--- begin RECORD EXCERPTS ---

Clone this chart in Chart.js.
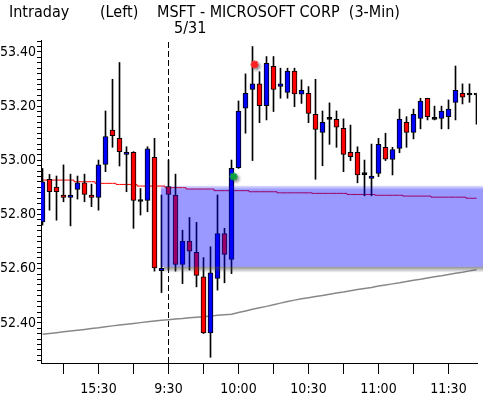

--- end RECORD EXCERPTS ---
--- begin RECORD EXCERPTS ---

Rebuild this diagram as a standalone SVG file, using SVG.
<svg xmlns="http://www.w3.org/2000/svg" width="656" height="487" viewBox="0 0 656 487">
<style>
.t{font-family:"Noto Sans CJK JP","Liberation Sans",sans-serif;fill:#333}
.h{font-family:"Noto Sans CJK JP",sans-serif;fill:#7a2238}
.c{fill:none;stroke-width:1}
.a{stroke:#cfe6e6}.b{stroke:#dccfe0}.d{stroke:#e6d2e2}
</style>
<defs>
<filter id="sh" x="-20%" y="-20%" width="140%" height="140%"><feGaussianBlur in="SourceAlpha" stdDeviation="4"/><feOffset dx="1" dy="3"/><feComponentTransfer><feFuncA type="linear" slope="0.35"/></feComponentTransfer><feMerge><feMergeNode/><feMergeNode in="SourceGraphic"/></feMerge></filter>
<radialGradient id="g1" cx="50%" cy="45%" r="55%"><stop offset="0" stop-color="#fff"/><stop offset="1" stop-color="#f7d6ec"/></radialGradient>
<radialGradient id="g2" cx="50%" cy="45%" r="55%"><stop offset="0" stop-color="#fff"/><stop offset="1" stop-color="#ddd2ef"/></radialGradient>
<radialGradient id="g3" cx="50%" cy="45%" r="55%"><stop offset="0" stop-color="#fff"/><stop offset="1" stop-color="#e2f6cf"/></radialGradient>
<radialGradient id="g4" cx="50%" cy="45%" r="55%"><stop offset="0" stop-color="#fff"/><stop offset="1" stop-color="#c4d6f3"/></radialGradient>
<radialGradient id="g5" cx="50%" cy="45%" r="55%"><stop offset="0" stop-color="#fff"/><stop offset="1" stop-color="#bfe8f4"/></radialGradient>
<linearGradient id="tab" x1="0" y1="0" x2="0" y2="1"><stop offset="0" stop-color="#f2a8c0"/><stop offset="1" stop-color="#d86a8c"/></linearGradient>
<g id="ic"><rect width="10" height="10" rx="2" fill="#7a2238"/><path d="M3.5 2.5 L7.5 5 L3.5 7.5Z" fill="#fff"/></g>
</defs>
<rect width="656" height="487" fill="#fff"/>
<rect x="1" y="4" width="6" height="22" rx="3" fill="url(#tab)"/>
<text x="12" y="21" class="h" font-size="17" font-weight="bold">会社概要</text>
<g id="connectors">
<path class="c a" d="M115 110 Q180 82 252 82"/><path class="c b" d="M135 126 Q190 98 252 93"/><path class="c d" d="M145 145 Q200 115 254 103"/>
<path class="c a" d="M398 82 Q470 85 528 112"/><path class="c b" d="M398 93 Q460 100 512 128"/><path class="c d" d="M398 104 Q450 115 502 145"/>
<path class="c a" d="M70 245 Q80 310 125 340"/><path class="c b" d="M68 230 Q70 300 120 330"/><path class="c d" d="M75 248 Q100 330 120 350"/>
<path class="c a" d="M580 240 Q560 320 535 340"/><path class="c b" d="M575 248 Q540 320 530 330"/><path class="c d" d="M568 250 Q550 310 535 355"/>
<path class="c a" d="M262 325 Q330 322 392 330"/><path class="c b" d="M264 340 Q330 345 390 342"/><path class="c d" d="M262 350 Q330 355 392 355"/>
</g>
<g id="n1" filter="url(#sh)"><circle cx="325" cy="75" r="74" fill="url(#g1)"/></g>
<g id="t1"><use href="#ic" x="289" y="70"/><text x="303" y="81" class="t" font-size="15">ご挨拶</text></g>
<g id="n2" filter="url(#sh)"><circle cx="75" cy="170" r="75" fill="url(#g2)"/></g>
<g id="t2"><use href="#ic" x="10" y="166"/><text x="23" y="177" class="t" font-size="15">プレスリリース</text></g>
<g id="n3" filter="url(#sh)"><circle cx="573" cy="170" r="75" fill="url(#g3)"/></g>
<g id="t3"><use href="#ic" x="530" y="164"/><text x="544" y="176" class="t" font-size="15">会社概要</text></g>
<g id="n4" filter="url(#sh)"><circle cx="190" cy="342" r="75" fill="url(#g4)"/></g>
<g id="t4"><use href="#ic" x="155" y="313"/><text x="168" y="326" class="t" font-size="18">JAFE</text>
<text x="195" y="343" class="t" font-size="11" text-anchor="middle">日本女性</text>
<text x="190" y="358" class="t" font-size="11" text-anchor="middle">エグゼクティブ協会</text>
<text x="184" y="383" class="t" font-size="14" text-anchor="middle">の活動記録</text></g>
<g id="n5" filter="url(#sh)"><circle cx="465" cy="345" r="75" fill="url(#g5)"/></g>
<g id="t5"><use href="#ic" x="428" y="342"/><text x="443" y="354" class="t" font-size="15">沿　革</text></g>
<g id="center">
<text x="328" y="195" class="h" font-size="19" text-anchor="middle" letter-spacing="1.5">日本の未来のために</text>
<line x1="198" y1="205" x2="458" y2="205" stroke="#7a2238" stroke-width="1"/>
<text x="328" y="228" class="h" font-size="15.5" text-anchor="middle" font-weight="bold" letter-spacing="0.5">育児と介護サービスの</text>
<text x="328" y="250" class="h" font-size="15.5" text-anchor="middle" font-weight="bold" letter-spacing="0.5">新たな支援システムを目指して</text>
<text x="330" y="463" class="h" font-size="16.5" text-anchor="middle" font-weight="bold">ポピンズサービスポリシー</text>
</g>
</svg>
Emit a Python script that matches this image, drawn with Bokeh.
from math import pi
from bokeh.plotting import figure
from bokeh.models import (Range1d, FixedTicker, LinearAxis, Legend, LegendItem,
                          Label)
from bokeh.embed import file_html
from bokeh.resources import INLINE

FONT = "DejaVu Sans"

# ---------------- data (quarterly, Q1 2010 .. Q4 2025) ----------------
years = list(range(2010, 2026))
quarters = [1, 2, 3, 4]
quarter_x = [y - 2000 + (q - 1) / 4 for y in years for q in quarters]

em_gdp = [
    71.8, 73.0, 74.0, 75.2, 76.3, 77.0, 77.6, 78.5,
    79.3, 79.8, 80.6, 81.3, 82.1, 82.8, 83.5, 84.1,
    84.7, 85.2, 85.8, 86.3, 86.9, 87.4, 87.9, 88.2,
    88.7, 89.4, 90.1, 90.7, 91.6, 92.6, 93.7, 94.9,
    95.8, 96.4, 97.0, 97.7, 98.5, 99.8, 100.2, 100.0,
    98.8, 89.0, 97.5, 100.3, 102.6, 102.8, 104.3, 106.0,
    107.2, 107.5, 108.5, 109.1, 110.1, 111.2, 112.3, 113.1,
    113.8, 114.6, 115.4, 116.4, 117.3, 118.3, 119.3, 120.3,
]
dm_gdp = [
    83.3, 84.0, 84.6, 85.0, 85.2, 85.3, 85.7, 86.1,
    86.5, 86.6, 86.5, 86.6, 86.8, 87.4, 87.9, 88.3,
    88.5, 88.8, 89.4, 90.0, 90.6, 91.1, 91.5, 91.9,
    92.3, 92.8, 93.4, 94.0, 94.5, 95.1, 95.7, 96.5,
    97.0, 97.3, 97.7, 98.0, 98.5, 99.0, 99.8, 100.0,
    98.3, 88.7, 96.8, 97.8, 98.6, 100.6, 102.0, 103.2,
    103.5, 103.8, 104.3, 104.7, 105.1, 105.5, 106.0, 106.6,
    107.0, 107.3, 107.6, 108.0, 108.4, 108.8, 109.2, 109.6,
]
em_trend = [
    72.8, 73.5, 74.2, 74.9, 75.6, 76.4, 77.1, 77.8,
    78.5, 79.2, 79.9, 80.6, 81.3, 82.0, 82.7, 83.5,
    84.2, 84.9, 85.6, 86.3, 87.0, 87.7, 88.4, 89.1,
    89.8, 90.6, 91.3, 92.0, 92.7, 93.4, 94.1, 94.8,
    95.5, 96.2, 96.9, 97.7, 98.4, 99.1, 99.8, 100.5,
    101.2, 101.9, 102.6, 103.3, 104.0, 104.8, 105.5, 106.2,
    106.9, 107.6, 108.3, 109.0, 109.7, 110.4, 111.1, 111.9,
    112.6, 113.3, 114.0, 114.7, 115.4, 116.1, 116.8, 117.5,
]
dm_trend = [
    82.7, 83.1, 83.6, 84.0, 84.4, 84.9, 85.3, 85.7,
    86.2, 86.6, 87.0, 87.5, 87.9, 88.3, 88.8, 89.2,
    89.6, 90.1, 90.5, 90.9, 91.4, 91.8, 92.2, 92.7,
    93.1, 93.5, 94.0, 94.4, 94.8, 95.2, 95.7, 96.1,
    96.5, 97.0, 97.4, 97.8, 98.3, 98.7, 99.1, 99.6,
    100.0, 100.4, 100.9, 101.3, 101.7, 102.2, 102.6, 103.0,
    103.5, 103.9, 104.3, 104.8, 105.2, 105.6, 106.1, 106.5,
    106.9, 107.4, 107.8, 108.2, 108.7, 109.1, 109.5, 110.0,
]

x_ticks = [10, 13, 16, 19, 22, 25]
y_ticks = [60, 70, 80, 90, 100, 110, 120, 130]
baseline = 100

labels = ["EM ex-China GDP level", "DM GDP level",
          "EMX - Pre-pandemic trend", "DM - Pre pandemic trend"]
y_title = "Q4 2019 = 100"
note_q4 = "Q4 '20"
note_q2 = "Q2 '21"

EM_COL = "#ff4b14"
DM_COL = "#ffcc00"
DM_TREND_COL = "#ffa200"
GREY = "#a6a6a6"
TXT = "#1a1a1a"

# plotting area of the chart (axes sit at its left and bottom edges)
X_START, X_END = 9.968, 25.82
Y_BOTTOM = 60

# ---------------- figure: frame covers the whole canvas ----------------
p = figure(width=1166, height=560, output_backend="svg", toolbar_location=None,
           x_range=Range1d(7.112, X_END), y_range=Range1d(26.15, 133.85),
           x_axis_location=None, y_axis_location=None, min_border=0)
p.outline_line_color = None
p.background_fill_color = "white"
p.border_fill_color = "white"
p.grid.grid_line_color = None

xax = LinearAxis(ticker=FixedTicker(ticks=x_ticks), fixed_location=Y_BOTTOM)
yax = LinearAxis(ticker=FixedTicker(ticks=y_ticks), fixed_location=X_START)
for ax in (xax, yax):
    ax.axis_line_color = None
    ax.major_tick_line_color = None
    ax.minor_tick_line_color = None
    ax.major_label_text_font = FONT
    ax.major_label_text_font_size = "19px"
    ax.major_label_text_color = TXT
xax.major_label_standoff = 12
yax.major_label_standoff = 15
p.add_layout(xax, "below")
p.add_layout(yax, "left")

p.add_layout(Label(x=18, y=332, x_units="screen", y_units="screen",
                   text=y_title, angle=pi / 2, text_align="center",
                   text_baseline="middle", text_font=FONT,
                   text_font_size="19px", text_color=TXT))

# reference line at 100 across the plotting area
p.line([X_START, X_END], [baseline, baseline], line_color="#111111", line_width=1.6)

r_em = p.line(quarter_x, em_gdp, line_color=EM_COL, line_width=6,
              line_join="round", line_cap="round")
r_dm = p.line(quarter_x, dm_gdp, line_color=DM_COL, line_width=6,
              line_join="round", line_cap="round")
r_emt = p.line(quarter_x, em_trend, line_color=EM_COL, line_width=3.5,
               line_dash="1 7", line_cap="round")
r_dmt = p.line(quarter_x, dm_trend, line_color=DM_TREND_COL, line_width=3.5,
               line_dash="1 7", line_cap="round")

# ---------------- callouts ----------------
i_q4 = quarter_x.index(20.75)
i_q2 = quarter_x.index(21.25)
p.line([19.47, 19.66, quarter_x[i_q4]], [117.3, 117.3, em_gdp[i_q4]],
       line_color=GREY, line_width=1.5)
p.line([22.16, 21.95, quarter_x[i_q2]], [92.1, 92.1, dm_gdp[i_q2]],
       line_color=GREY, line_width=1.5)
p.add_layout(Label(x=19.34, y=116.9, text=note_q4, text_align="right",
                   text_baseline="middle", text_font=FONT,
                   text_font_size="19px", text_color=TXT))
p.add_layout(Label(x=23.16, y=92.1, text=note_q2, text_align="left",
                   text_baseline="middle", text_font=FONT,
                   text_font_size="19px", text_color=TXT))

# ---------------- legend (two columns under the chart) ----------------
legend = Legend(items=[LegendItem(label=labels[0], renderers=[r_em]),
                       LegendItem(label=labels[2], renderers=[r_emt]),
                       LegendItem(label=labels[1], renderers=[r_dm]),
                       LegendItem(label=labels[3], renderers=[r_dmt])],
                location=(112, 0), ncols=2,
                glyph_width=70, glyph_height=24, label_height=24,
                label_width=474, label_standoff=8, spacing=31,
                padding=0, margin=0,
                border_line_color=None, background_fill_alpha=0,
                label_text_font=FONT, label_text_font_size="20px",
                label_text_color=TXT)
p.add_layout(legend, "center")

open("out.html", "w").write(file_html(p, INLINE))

--- end RECORD EXCERPTS ---
--- begin RECORD EXCERPTS ---

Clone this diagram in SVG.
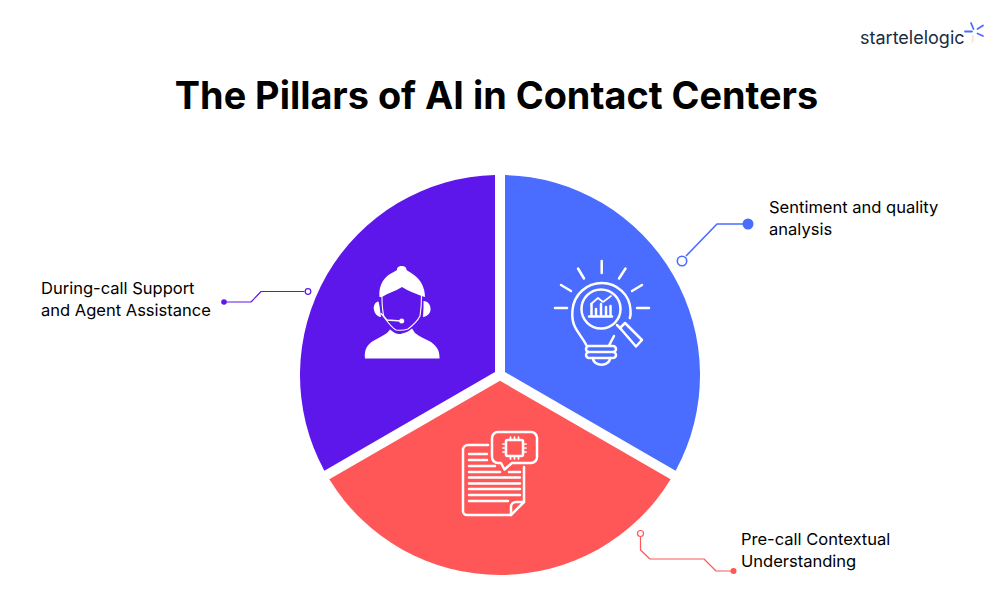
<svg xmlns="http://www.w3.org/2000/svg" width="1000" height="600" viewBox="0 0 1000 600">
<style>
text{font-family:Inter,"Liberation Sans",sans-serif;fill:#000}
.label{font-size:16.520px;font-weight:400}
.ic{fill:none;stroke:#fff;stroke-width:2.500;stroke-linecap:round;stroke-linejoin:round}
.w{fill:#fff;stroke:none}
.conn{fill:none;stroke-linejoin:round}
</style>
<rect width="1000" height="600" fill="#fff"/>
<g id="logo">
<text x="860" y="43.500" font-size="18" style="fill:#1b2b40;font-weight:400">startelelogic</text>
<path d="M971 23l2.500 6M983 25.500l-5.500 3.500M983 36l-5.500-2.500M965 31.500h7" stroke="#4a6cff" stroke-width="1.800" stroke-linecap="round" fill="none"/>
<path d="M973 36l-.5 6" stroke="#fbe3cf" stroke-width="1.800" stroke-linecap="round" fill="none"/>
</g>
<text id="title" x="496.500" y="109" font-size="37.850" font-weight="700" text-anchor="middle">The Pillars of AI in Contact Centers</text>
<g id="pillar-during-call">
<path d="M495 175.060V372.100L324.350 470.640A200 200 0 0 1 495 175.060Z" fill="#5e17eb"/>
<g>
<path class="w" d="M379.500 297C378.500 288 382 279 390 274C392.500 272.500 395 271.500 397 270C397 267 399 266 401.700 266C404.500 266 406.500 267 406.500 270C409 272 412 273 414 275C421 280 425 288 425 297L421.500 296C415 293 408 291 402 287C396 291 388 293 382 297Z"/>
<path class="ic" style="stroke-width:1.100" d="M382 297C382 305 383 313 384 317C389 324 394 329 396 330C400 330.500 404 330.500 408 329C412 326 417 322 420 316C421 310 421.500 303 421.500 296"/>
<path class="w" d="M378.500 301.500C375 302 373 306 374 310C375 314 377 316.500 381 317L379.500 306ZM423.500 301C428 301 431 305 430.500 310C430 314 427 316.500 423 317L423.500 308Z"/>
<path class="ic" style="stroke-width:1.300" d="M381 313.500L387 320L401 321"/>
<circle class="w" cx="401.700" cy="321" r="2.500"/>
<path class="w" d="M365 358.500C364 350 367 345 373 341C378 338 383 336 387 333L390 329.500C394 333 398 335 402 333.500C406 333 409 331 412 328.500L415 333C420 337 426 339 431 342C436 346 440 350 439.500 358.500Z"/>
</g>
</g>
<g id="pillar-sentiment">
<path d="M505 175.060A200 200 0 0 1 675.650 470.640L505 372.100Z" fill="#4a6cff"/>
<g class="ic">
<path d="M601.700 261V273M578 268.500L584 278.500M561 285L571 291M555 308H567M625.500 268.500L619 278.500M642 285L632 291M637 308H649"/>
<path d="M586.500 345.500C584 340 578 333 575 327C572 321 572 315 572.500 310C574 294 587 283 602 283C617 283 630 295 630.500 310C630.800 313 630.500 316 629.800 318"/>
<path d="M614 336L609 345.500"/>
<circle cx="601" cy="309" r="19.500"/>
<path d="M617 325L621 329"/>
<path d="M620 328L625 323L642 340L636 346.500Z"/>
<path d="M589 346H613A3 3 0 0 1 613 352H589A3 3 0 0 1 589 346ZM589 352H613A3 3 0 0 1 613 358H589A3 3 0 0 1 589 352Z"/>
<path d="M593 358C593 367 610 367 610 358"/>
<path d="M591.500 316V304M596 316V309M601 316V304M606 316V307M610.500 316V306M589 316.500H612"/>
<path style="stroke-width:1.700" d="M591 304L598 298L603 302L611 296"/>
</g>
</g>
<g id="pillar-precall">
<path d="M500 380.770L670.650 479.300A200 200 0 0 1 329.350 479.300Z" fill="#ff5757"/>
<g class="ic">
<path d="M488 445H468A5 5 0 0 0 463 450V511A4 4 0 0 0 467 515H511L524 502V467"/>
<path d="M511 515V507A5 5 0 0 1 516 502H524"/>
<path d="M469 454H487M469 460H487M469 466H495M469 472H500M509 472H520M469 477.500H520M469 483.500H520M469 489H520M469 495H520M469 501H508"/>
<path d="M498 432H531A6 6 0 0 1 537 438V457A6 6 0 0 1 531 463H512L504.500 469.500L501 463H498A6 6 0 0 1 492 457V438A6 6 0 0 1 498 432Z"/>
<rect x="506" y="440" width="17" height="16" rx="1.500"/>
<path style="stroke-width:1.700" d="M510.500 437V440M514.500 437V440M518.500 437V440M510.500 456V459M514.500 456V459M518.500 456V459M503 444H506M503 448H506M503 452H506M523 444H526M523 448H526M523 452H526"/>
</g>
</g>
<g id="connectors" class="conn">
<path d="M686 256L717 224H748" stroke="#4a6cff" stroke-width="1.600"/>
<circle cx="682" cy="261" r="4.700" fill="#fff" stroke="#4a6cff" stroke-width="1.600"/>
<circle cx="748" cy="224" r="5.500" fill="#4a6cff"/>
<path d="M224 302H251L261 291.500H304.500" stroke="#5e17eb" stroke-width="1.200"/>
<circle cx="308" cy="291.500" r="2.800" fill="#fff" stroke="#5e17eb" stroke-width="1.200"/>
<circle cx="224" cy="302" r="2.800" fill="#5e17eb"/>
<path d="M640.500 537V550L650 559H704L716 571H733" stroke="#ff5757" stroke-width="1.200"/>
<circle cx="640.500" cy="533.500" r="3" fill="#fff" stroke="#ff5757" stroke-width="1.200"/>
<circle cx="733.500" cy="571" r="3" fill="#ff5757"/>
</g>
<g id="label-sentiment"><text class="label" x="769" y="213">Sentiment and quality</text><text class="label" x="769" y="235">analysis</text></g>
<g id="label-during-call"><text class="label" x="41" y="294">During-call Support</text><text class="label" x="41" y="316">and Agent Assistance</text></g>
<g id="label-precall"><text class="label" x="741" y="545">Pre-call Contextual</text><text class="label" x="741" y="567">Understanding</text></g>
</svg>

--- end RECORD EXCERPTS ---

WHAT IS REQUIRED - Scan the material above for the string "this" and return the lines that hold it.

EXERCISE RESULT -
Clone this chart in Chart.js.
Rebuild this diagram as a standalone SVG file, using SVG.
Emit a Python script that matches this image, drawn with Bokeh.
Clone this diagram in SVG.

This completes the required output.